I love that you got all these authors to go a bit deeper, as Laura said.
I think this should be a must-read post for all the authors who are fretting about not being published yet. There's a lot to be said for taking your time, and doing your book launch with knowledge and forethought, instead of flinging your words out on Amazon because you're ready to be done now.
There really is! Take your time and try not to obsess about rejections and/or meeting that "goal marker" as it isn't the end-all we believe it is. Aye. And "throwing words on Amazon"...that's a post for another day. LOL. Thanks, Jenny!
I love each one of these, but Andrea's spoke the loudest to me - "success is how you choose to define it, and appreciating the little things along the way will make you a much happier person." It's so easy to get wrapped up pushing forward, doing more, wanting the next success and not stopping to take in everything you've already done.
It SO is! I wrestle with this tremendously myself.
Wow ... not sure I should have read this before sitting down to do some serious writing today. Nope. Stop. Rewind. I am sure glad I read this before sitting down to do some serious writing today! Thank you!!!
Go! Go! Go! 🙂 Don't let the publishing world keep you from writing. That's my motto.
These are awesome, Heather! The best part is knowing we are all just human beings with the same doubts, fears, etc. Nice to know.
Author of A Keeper's Truth and GOT
ABSOLUTELY! We're all in this together!
Thank you! Just a reminder to Keep it Moving because it is what it is!
Yes! Acceptance is important. It gives us some distance from our emotional selves and what's really going on out there that we can't control.
Take a moment to be proud of the small things. You're accomplishing something that most people only dream of. Don't constantly look ahead, trying to be better, faster, richer, etc. Stop and acknowledge where you are and how far you've come.
Girl, don't I know it. Yes! Comparing ourselves to others or constantly vying for more is demoralizing and exhausting. We can only walk our own path and that's a GOOD thing. Thanks for commenting, Sparrow. 😉
Thanks for the advice. Reading this has helped me to be okay with taking things slowly and doing it right. I liked the comparison of success to fog.
Believe me, doing it right is exactly the best way to approach this. There's no race to the finish line because that line only changes locations and you're off and racing again. Enjoy the process.

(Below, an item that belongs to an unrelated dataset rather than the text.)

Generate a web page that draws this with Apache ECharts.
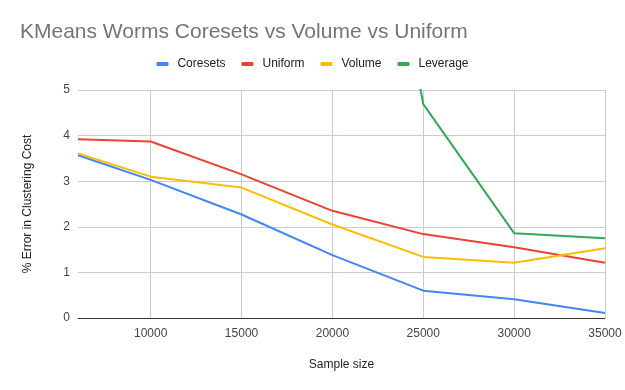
<!DOCTYPE html>
<html><head><meta charset="utf-8">
<script src="https://cdn.jsdelivr.net/npm/echarts@6/dist/echarts.min.js"></script>
<style>html,body{margin:0;padding:0;background:#fff}#c{width:625px;height:390px}</style>
</head><body><div id="c"></div>
<script>
const sampleSizes = [6000, 10000, 15000, 20000, 25000, 30000, 35000];
const coresets = [3.57, 3.03, 2.27, 1.38, 0.60, 0.41, 0.11];
const uniform  = [3.92, 3.87, 3.15, 2.35, 1.84, 1.55, 1.21];
const volume   = [3.61, 3.10, 2.86, 2.05, 1.34, 1.21, 1.53];
const leverage = [null, null, null, 15.4, 4.69, 1.86, 1.75];
const xTicks = [10000, 15000, 20000, 25000, 30000, 35000];
const yTicks = [0, 1, 2, 3, 4, 5];

const pair = arr => sampleSizes.map((x, i) => [x, arr[i]]);
const chart = echarts.init(document.getElementById('c'));
const font = '"Liberation Sans", Arial, sans-serif';
function mk(name, arr, color) {
  return { name, type: 'line', data: pair(arr), symbol: 'none', showSymbol: false,
    lineStyle: { width: 2, color }, itemStyle: { color }, connectNulls: false, clip: true };
}
chart.setOption({
  animation: false,
  title: { text: 'KMeans Worms Coresets vs Volume vs Uniform', left: 15, top: 17,
    textStyle: { fontFamily: font, fontSize: 21, fontWeight: 'normal', color: '#757575' } },
  legend: { top: 53, left: 'center', itemWidth: 12, itemHeight: 4, itemGap: 16,
    icon: 'roundRect',
    textStyle: { fontFamily: font, fontSize: 12, color: '#222', padding: [0, 0, 0, 4] } },
  grid: { left: 78, right: 20, top: 90, bottom: 72, containLabel: false },
  xAxis: { type: 'value', min: 6000, max: 35000,
    name: 'Sample size', nameLocation: 'middle', nameGap: 41,
    nameTextStyle: { fontFamily: font, fontSize: 12, color: '#222' },
    axisLine: { show: true, lineStyle: { color: '#333', width: 1 } },
    axisTick: { show: false, customValues: xTicks },
    axisLabel: { customValues: xTicks, margin: 10, fontFamily: font, fontSize: 12, color: '#444',
      formatter: v => String(v) },
    splitLine: { show: true, lineStyle: { color: '#ccc', width: 1 } } },
  yAxis: { type: 'value', min: 0, max: 5, interval: 1,
    name: '% Error in Clustering Cost', nameLocation: 'middle', nameGap: 44,
    nameTextStyle: { fontFamily: font, fontSize: 12, color: '#222' },
    axisLine: { show: false }, axisTick: { show: false },
    axisLabel: { margin: 8, fontFamily: font, fontSize: 12, color: '#444' },
    splitLine: { show: true, lineStyle: { color: '#ccc', width: 1 } } },
  series: [
    mk('Coresets', coresets, '#4285F4'),
    mk('Uniform', uniform, '#EA4335'),
    mk('Volume', volume, '#FBBC04'),
    mk('Leverage', leverage, '#34A853')
  ]
});
</script></body></html>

Heather, this post reinforces the mountain of things we never know that day we thought we had found the "word" and nirvana. It has been a journey of discovery that I believed would set my mind and soul free. THEN I began to learn as so many here, finding the word was that first tiny step and there are thousands left to go. Thanks so much for everyone who shared their experiences with us today and thank you for thinking enough of us to make this happen. 🙂
Love this, Heather! Thanks to all for sharing your wisdom. I should make my family read this. So many people seem to be focused on "when are you finally going to be published" because they think everything will be magically easier then. Not. They've only dealt with me going against my own personal deadlines. Just wait until it's a publisher breathing down my neck. Hopefully. Someday.